With the pictures left out, copy the listing below exactly.
--- Entries ---
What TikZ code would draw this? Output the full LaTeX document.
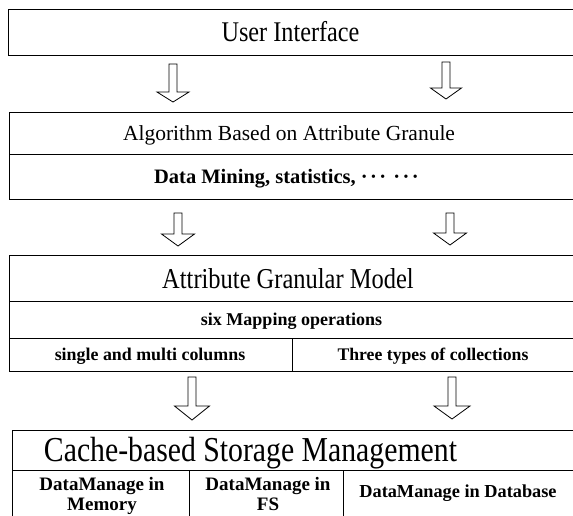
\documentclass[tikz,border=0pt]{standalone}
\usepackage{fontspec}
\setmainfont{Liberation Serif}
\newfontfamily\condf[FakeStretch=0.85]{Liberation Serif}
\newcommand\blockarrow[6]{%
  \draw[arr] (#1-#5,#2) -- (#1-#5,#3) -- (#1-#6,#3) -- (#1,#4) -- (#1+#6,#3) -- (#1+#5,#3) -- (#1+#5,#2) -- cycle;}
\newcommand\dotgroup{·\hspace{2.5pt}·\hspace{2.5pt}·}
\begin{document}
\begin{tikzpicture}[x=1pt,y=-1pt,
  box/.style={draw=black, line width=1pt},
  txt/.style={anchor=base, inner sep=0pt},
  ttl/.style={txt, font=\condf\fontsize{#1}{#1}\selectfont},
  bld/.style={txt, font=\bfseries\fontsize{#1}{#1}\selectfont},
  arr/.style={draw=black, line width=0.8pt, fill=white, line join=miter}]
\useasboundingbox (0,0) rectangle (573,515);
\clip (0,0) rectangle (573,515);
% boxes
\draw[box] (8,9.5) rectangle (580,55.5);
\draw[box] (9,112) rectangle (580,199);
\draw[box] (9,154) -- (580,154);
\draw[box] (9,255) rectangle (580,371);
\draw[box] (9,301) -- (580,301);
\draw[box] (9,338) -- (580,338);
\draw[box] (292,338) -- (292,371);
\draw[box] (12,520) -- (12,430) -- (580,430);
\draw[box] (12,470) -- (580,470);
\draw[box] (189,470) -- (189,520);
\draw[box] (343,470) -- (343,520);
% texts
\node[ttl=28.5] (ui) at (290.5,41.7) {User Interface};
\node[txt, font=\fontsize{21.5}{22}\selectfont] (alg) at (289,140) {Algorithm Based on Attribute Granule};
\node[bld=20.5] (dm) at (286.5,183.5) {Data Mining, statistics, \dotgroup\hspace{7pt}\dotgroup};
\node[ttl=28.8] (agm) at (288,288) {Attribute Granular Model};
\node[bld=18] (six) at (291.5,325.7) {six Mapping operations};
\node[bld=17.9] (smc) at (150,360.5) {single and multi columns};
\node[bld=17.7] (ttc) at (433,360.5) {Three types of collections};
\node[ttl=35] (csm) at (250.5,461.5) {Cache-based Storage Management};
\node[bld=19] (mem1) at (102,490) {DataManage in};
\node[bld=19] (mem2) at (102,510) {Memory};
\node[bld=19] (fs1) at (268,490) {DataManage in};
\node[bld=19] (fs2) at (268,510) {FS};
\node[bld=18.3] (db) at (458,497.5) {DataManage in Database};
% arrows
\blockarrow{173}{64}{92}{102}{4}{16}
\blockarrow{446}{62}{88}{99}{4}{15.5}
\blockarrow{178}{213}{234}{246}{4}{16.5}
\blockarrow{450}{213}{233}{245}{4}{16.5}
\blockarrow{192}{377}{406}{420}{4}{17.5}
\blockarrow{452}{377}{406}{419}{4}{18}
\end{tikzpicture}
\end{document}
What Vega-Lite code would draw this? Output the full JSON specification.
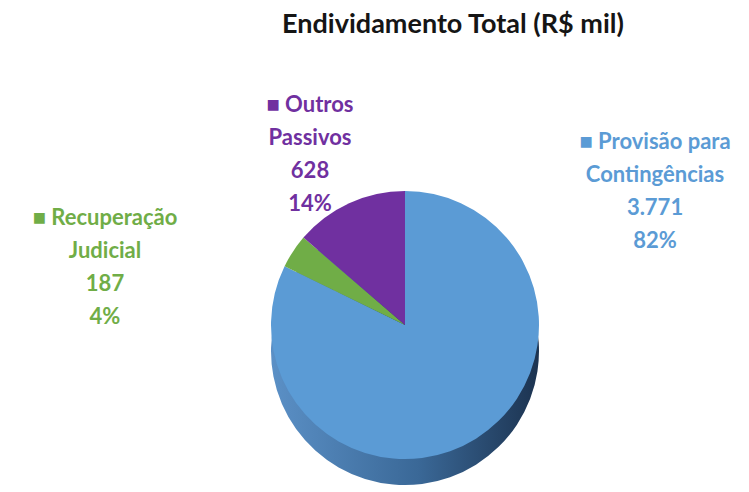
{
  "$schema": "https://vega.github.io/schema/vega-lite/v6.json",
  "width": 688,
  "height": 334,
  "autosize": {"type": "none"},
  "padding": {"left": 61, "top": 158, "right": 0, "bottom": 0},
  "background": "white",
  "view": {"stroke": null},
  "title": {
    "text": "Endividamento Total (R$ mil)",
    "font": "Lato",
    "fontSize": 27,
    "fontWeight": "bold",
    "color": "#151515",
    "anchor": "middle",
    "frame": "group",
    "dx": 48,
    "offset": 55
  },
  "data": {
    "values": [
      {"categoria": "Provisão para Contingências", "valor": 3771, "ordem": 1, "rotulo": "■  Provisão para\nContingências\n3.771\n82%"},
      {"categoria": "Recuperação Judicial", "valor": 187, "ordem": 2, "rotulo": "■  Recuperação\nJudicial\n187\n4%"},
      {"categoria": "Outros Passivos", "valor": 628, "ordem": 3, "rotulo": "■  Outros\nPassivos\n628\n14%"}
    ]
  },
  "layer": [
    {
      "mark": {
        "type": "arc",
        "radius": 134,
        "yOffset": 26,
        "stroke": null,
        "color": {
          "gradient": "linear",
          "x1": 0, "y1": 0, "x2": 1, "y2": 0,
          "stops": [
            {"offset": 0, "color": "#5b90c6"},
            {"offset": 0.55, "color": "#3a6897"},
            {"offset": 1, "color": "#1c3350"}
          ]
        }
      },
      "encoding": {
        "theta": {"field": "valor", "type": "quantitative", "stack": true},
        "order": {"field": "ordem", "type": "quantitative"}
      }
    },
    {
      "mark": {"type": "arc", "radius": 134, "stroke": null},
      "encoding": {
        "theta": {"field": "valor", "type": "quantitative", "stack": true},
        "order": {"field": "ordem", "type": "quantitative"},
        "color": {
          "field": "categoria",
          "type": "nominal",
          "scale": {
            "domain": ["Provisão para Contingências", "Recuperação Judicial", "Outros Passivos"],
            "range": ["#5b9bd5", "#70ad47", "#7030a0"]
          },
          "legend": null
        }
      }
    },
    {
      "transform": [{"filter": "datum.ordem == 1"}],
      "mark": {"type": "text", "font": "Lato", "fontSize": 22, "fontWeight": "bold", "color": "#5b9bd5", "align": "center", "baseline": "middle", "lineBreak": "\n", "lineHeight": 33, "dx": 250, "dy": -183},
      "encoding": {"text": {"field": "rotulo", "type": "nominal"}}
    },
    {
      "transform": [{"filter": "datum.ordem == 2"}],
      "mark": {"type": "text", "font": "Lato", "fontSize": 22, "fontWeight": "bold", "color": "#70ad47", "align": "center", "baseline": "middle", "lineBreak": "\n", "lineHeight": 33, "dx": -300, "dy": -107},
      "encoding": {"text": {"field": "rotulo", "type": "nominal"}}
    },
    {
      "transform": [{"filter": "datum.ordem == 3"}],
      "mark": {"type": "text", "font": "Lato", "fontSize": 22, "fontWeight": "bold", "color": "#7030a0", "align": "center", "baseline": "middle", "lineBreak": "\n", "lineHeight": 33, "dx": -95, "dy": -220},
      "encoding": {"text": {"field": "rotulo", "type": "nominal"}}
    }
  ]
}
---
▶ _Response for this exercise_:
What TikZ code would draw this? Output the full LaTeX document.
\documentclass[tikz,border=0pt]{standalone}
\usepackage{fontspec}
\setmainfont{Liberation Serif}
\newfontfamily\condf[FakeStretch=0.85]{Liberation Serif}
\newcommand\blockarrow[6]{%
  \draw[arr] (#1-#5,#2) -- (#1-#5,#3) -- (#1-#6,#3) -- (#1,#4) -- (#1+#6,#3) -- (#1+#5,#3) -- (#1+#5,#2) -- cycle;}
\newcommand\dotgroup{·\hspace{2.5pt}·\hspace{2.5pt}·}
\begin{document}
\begin{tikzpicture}[x=1pt,y=-1pt,
  box/.style={draw=black, line width=1pt},
  txt/.style={anchor=base, inner sep=0pt},
  ttl/.style={txt, font=\condf\fontsize{#1}{#1}\selectfont},
  bld/.style={txt, font=\bfseries\fontsize{#1}{#1}\selectfont},
  arr/.style={draw=black, line width=0.8pt, fill=white, line join=miter}]
\useasboundingbox (0,0) rectangle (573,515);
\clip (0,0) rectangle (573,515);
% boxes
\draw[box] (8,9.5) rectangle (580,55.5);
\draw[box] (9,112) rectangle (580,199);
\draw[box] (9,154) -- (580,154);
\draw[box] (9,255) rectangle (580,371);
\draw[box] (9,301) -- (580,301);
\draw[box] (9,338) -- (580,338);
\draw[box] (292,338) -- (292,371);
\draw[box] (12,520) -- (12,430) -- (580,430);
\draw[box] (12,470) -- (580,470);
\draw[box] (189,470) -- (189,520);
\draw[box] (343,470) -- (343,520);
% texts
\node[ttl=28.5] (ui) at (290.5,41.7) {User Interface};
\node[txt, font=\fontsize{21.5}{22}\selectfont] (alg) at (289,140) {Algorithm Based on Attribute Granule};
\node[bld=20.5] (dm) at (286.5,183.5) {Data Mining, statistics, \dotgroup\hspace{7pt}\dotgroup};
\node[ttl=28.8] (agm) at (288,288) {Attribute Granular Model};
\node[bld=18] (six) at (291.5,325.7) {six Mapping operations};
\node[bld=17.9] (smc) at (150,360.5) {single and multi columns};
\node[bld=17.7] (ttc) at (433,360.5) {Three types of collections};
\node[ttl=35] (csm) at (250.5,461.5) {Cache-based Storage Management};
\node[bld=19] (mem1) at (102,490) {DataManage in};
\node[bld=19] (mem2) at (102,510) {Memory};
\node[bld=19] (fs1) at (268,490) {DataManage in};
\node[bld=19] (fs2) at (268,510) {FS};
\node[bld=18.3] (db) at (458,497.5) {DataManage in Database};
% arrows
\blockarrow{173}{64}{92}{102}{4}{16}
\blockarrow{446}{62}{88}{99}{4}{15.5}
\blockarrow{178}{213}{234}{246}{4}{16.5}
\blockarrow{450}{213}{233}{245}{4}{16.5}
\blockarrow{192}{377}{406}{420}{4}{17.5}
\blockarrow{452}{377}{406}{419}{4}{18}
\end{tikzpicture}
\end{document}
What Vega-Lite code would draw this? Output the full JSON specification.
{
  "$schema": "https://vega.github.io/schema/vega-lite/v6.json",
  "width": 688,
  "height": 334,
  "autosize": {"type": "none"},
  "padding": {"left": 61, "top": 158, "right": 0, "bottom": 0},
  "background": "white",
  "view": {"stroke": null},
  "title": {
    "text": "Endividamento Total (R$ mil)",
    "font": "Lato",
    "fontSize": 27,
    "fontWeight": "bold",
    "color": "#151515",
    "anchor": "middle",
    "frame": "group",
    "dx": 48,
    "offset": 55
  },
  "data": {
    "values": [
      {"categoria": "Provisão para Contingências", "valor": 3771, "ordem": 1, "rotulo": "■  Provisão para\nContingências\n3.771\n82%"},
      {"categoria": "Recuperação Judicial", "valor": 187, "ordem": 2, "rotulo": "■  Recuperação\nJudicial\n187\n4%"},
      {"categoria": "Outros Passivos", "valor": 628, "ordem": 3, "rotulo": "■  Outros\nPassivos\n628\n14%"}
    ]
  },
  "layer": [
    {
      "mark": {
        "type": "arc",
        "radius": 134,
        "yOffset": 26,
        "stroke": null,
        "color": {
          "gradient": "linear",
          "x1": 0, "y1": 0, "x2": 1, "y2": 0,
          "stops": [
            {"offset": 0, "color": "#5b90c6"},
            {"offset": 0.55, "color": "#3a6897"},
            {"offset": 1, "color": "#1c3350"}
          ]
        }
      },
      "encoding": {
        "theta": {"field": "valor", "type": "quantitative", "stack": true},
        "order": {"field": "ordem", "type": "quantitative"}
      }
    },
    {
      "mark": {"type": "arc", "radius": 134, "stroke": null},
      "encoding": {
        "theta": {"field": "valor", "type": "quantitative", "stack": true},
        "order": {"field": "ordem", "type": "quantitative"},
        "color": {
          "field": "categoria",
          "type": "nominal",
          "scale": {
            "domain": ["Provisão para Contingências", "Recuperação Judicial", "Outros Passivos"],
            "range": ["#5b9bd5", "#70ad47", "#7030a0"]
          },
          "legend": null
        }
      }
    },
    {
      "transform": [{"filter": "datum.ordem == 1"}],
      "mark": {"type": "text", "font": "Lato", "fontSize": 22, "fontWeight": "bold", "color": "#5b9bd5", "align": "center", "baseline": "middle", "lineBreak": "\n", "lineHeight": 33, "dx": 250, "dy": -183},
      "encoding": {"text": {"field": "rotulo", "type": "nominal"}}
    },
    {
      "transform": [{"filter": "datum.ordem == 2"}],
      "mark": {"type": "text", "font": "Lato", "fontSize": 22, "fontWeight": "bold", "color": "#70ad47", "align": "center", "baseline": "middle", "lineBreak": "\n", "lineHeight": 33, "dx": -300, "dy": -107},
      "encoding": {"text": {"field": "rotulo", "type": "nominal"}}
    },
    {
      "transform": [{"filter": "datum.ordem == 3"}],
      "mark": {"type": "text", "font": "Lato", "fontSize": 22, "fontWeight": "bold", "color": "#7030a0", "align": "center", "baseline": "middle", "lineBreak": "\n", "lineHeight": 33, "dx": -95, "dy": -220},
      "encoding": {"text": {"field": "rotulo", "type": "nominal"}}
    }
  ]
}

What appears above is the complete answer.